The key to eternal youth is not in bizarre beauty treatments, cosmetic procedures, or facial creams; it may lie in young blood. Although this may sound like the gory stuff that you hear in gothic horror novels or vampire fandom, “vampire therapy” can reverse the effects of aging — in mice, and possibly humans. According to two separate teams of scientists from Harvard and Stanford universities, blood transfusions from young people may not only help older people fix their hearts, but they may keep the brain and muscles young and strong.

The experiments suggest new possible treatments for neurodegenerative diseases from Alzheimer’s to dementia, but scientists also hope they can find what is in the blood, so blood transfusions can be eliminated in the process. GDF11, a youth protein present in the bloodstream in large quantities when we’re young, is responsible for keeping the brain and muscles in our bodies young and strong. However, as we age, the youth protein peters out. Both teams started with very simple approaches in their experiments: They transfused blood from young mice into older mice.

In the Stanford study published in the journal Nature Medicine, Dr. Saul Villeda and his colleagues sought to investigate the effects injecting young blood has on mice's brains. Researchers repeatedly injected the blood of 3-month-old mice into 18-month-old mice near the end of their natural life span over the course of three weeks. The vampire therapy was found to help improve the performance of the elderly mice when it came to memory and learning tasks. Their brains also showed structural, molecular, and functional changes. However, blood infusions from other elderly mice had no effect on the aging mice.

“We’ve shown that at least some age-related impairments in brain function are reversible. They’re not final,” said Villeda, now a faculty fellow at the University of California, San Francisco, The Telegraph reported. Villeda and his research team saw evidence of the new connections that were forming in the hippocampus, the brain region essential to memory and sensitive to aging. They also noticed the dendritic spines, extensions from the branches of neurons thought to play a role in memory formation, became denser.

In the Harvard study published in the journal Science, Dr. Amy Wagers sought to examine whether the youth protein was responsible for the rejuvenation of other tissues in mice. Last year, Wagers and her team demonstrated the young blood of mice could rejuvenate the hearts of old mice. Now, the Harvard scientists found that GDF11 revived stem cells in old muscles in older mice, making them stronger and increasing their endurance. The rising levels of the protein in older mice improved the function of every organ in the body.

“We all wonder why we were stronger and mentally more agile when young, and these two unusually exciting papers actually point to a possible answer: the higher levels of the protein GDF11 we have when young,” said Dr.
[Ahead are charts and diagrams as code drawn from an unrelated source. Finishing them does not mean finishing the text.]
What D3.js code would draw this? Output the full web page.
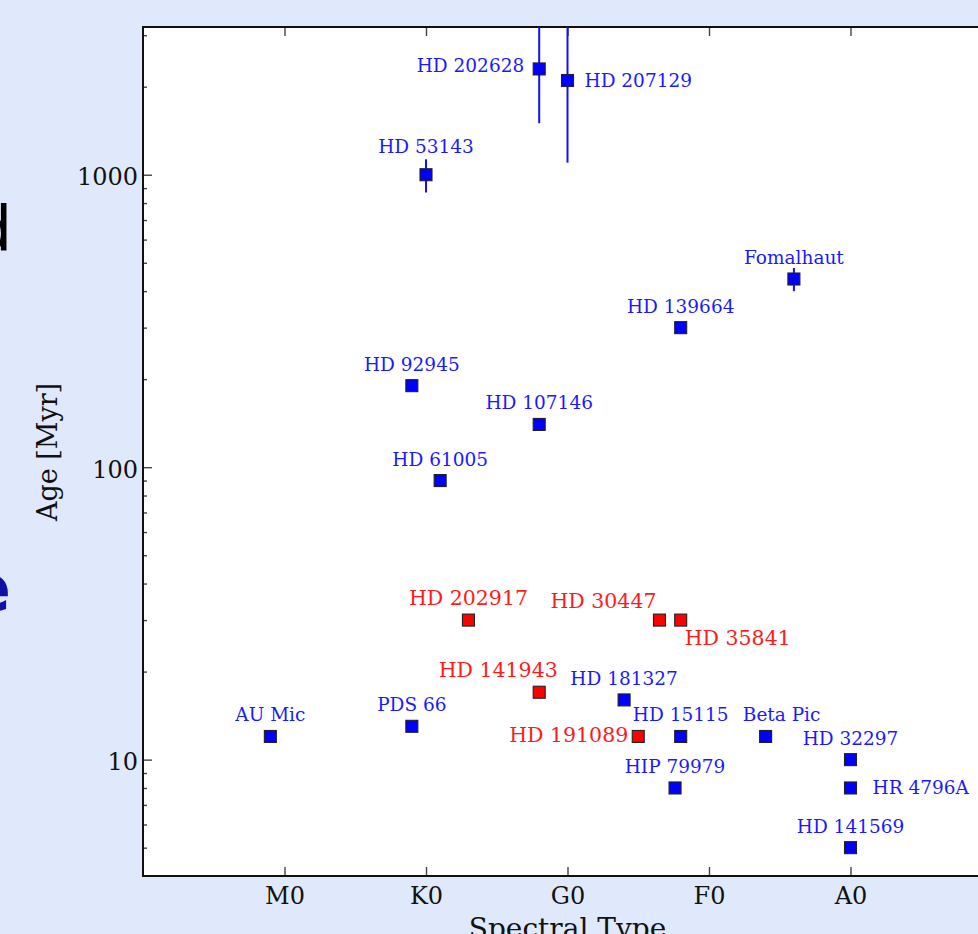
<!DOCTYPE html>
<html>
<head>
<meta charset="utf-8">
<script src="https://cdn.jsdelivr.net/npm/d3@7"></script>
<style>
  html, body { margin: 0; padding: 0; background: #e0e8fb; overflow: hidden; }
  svg { display: block; }
</style>
</head>
<body>
<div id="chart"></div>
<script>
// Debris disk host stars: spectral type vs age.
const starNames = ['AU Mic', 'PDS 66', 'HD 92945', 'HD 61005', 'HD 53143', 'HD 202917',
  'HD 141943', 'HD 107146', 'HD 202628', 'HD 207129', 'HD 181327', 'HD 191089',
  'HD 30447', 'HD 35841', 'HD 15115', 'HD 139664', 'HIP 79979', 'Beta Pic',
  'Fomalhaut', 'HD 32297', 'HR 4796A', 'HD 141569'];
const spectralTypes = ['M1', 'K1', 'K1', 'G9', 'K0', 'G7',
  'G2', 'G2', 'G2', 'G0', 'F6', 'F5',
  'F3.5', 'F2', 'F2', 'F2', 'F2.4', 'A6',
  'A4', 'A0', 'A0', 'A0'];
const ages = [12, 13, 190, 90, 1000, 30,
  17, 140, 2300, 2100, 16, 12,
  30, 30, 12, 300, 8, 12,
  440, 10, 8, 5];
const ageLow = [null, null, null, null, 870, null,
  null, null, 1500, 1100, null, null,
  null, null, null, null, null, null,
  400, null, null, null];
const ageHigh = [null, null, null, null, 1130, null,
  null, null, 4000, 4000, null, null,
  null, null, null, null, null, null,
  480, null, null, null];
// 1 = red group
const redGroup = [0, 0, 0, 0, 0, 1,
  1, 0, 0, 0, 0, 1,
  1, 1, 0, 0, 0, 0,
  0, 0, 0, 0];

const xTickLabels = ['M0', 'K0', 'G0', 'F0', 'A0'];
const yTickValues = [10, 100, 1000];
const yMinorTicks = [5, 6, 7, 8, 9, 20, 30, 40, 50, 60, 70, 80, 90,
  200, 300, 400, 500, 600, 700, 800, 900, 2000, 3000];

// spectral type -> number (M0 = 0, K0 = 10, ... A0 = 40, later subclasses go left)
const classOrder = 'MKGFA';
const specNum = (s) => classOrder.indexOf(s[0]) * 10 - parseFloat(s.slice(1));

const W = 978, H = 934;
const plot = {left: 143, right: 992, top: 27, bottom: 876};
const font = '"DejaVu Serif", serif';

const svg = d3.select('#chart').append('svg')
    .attr('width', W)
    .attr('height', H);

svg.append('rect')
    .attr('width', W)
    .attr('height', H)
    .attr('fill', '#e0e8fb');

// Clipped letters from the slide behind the figure.
svg.append('text')
    .attr('x', 12).attr('y', 250)
    .attr('text-anchor', 'end')
    .style('font-family', '"DejaVu Sans", sans-serif')
    .style('font-size', '62px')
    .attr('fill', '#000')
    .text('d');

svg.append('text')
    .attr('x', 11).attr('y', 611)
    .attr('text-anchor', 'end')
    .style('font-family', '"DejaVu Sans", sans-serif')
    .style('font-weight', 'bold')
    .style('font-size', '66px')
    .attr('fill', '#1010a8')
    .text('e');

svg.append('rect')
    .attr('x', plot.left).attr('y', plot.top)
    .attr('width', plot.right - plot.left)
    .attr('height', plot.bottom - plot.top)
    .attr('fill', '#fff');

let x = d3.scaleLinear()
    .domain([-10, 50])
    .range([plot.left, plot.right]);

let y = d3.scaleLog()
    .domain([4, 3200])
    .range([plot.bottom, plot.top]);

const styleAxis = (g) => {
  g.select('.domain').remove();
  g.selectAll('.tick line').attr('stroke', '#444').attr('stroke-width', 1.4);
  g.selectAll('.tick text')
      .attr('fill', '#111')
      .style('font-family', font)
      .style('font-size', '24px');
};

// y axis, major + minor ticks pointing inward
svg.append('g')
    .attr('transform', 'translate(' + plot.left + ',0)')
    .call(d3.axisLeft(y).tickValues(yTickValues).tickFormat(d3.format('d'))
        .tickSize(-9).tickPadding(5))
    .call(styleAxis)
    .call((g) => g.selectAll('.tick text').attr('dy', '0.42em'));

svg.append('g')
    .attr('transform', 'translate(' + plot.left + ',0)')
    .call(d3.axisLeft(y).tickValues(yMinorTicks).tickFormat('').tickSize(-4))
    .call(styleAxis);

// x axis
const xTicks = xTickLabels.map(specNum);

svg.append('g')
    .attr('transform', 'translate(0,' + plot.bottom + ')')
    .call(d3.axisBottom(x).tickValues(xTicks)
        .tickFormat((d, i) => xTickLabels[i]).tickSize(-9).tickPadding(10))
    .call(styleAxis)
    .call((g) => g.selectAll('.tick text').attr('dy', '0.75em'));

svg.append('g')
    .attr('transform', 'translate(0,' + plot.top + ')')
    .call(d3.axisTop(x).tickValues(xTicks).tickFormat('').tickSize(-9))
    .call(styleAxis);

// frame
svg.append('rect')
    .attr('x', plot.left).attr('y', plot.top)
    .attr('width', plot.right - plot.left)
    .attr('height', plot.bottom - plot.top)
    .attr('fill', 'none')
    .attr('stroke', '#111')
    .attr('stroke-width', 2);

// axis titles
svg.append('text')
    .attr('transform', 'translate(57,452) rotate(-90)')
    .attr('text-anchor', 'middle')
    .style('font-family', font)
    .style('font-size', '27px')
    .attr('fill', '#111')
    .text('Age [Myr]');

svg.append('text')
    .attr('x', (plot.left + plot.right) / 2)
    .attr('y', 938)
    .attr('text-anchor', 'middle')
    .style('font-family', font)
    .style('font-size', '28px')
    .attr('fill', '#111')
    .text('Spectral Type');

// data points
svg.append('clipPath').attr('id', 'plot-clip')
    .append('rect')
    .attr('x', plot.left).attr('y', plot.top)
    .attr('width', plot.right - plot.left)
    .attr('height', plot.bottom - plot.top);

const stars = starNames.map((name, i) => ({
  name: name,
  spec: specNum(spectralTypes[i]),
  age: ages[i],
  lo: ageLow[i],
  hi: ageHigh[i],
  red: redGroup[i] === 1
}));

const layer = svg.append('g').attr('clip-path', 'url(#plot-clip)');

layer.selectAll('line.err')
    .data(stars.filter((d) => d.lo !== null))
    .enter()
    .append('line')
    .attr('class', 'err')
    .attr('x1', (d) => x(d.spec))
    .attr('x2', (d) => x(d.spec))
    .attr('y1', (d) => y(d.lo))
    .attr('y2', (d) => y(d.hi))
    .attr('stroke', '#1010ff')
    .attr('stroke-width', 2);

const size = 12;
layer.selectAll('rect.pt')
    .data(stars)
    .enter()
    .append('rect')
    .attr('class', 'pt')
    .attr('x', (d) => x(d.spec) - size / 2)
    .attr('y', (d) => y(d.age) - size / 2)
    .attr('width', size)
    .attr('height', size)
    .attr('fill', (d) => d.red ? '#ff0000' : '#0000ff')
    .attr('stroke', '#222')
    .attr('stroke-width', 1.1);

// label placement: [anchor, dx, dy]
const labelOffsets = {
  'HD 202628': ['end', -15, 3],
  'HD 207129': ['start', 17, 7],
  'HD 53143': ['middle', 0, -22],
  'HD 30447': ['end', -3, -12],
  'HD 35841': ['start', 4, 25],
  'HD 141943': ['middle', -41, -15],
  'Beta Pic': ['middle', 16, -15],
  'HD 191089': ['end', -10, 6],
  'HR 4796A': ['start', 22, 6]
};

svg.selectAll('text.lbl')
    .data(stars)
    .enter()
    .append('text')
    .attr('class', 'lbl')
    .each(function(d) {
      const o = labelOffsets[d.name] || ['middle', 0, -15];
      d3.select(this)
          .attr('text-anchor', o[0])
          .attr('x', x(d.spec) + o[1])
          .attr('y', y(d.age) + o[2]);
    })
    .style('font-family', font)
    .style('font-size', (d) => d.red ? '20.5px' : '18.5px')
    .attr('fill', (d) => d.red ? '#ff1a1a' : '#1a1aff')
    .text((d) => d.name);
</script>
</body>
</html>
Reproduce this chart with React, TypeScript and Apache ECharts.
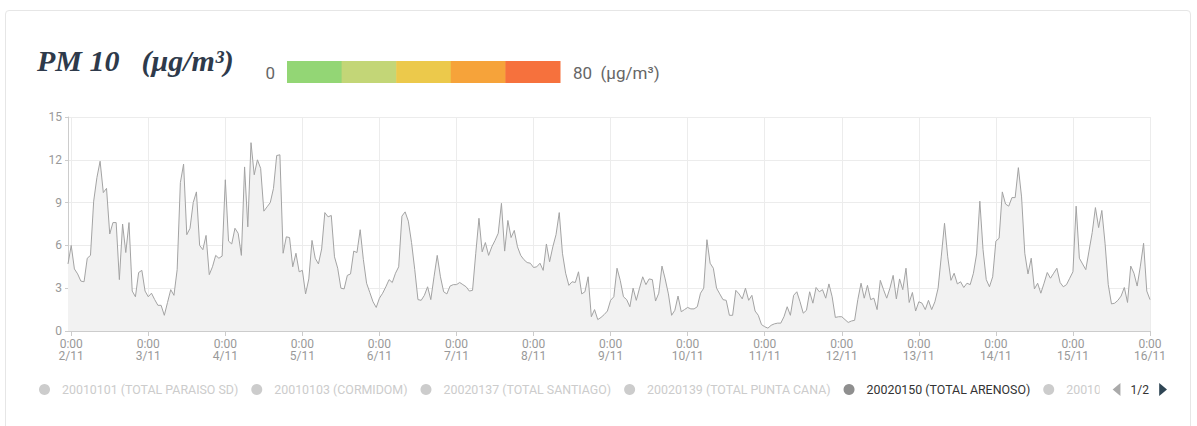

Doug Melton, who helps head the department at Harvard, NBC News reported. “There seems to be little question that, GDF11 has an amazing capacity to restore aging muscle and brain function.” These findings give doctors insight on possibly living a healthier future as the protein seems to reverse some of the decline of aging.

Now, the next step is to see how this can be applied to humans. These studies warrant future investigation in aged humans and those who suffer from age-related neurodegenerative disorders. The treatments used in these mice do show a level of rejuvenation in aspects related to learning and memory, but they’re of unknown significance to humans since the study didn’t observe the same type of cognitive decline in Alzheimer’s.

The key to being forever young may simply lie in vampire therapy, as levels of some proteins are more abundant in young blood and can awaken the stem cells, and cause the brain and muscles to be younger and stronger.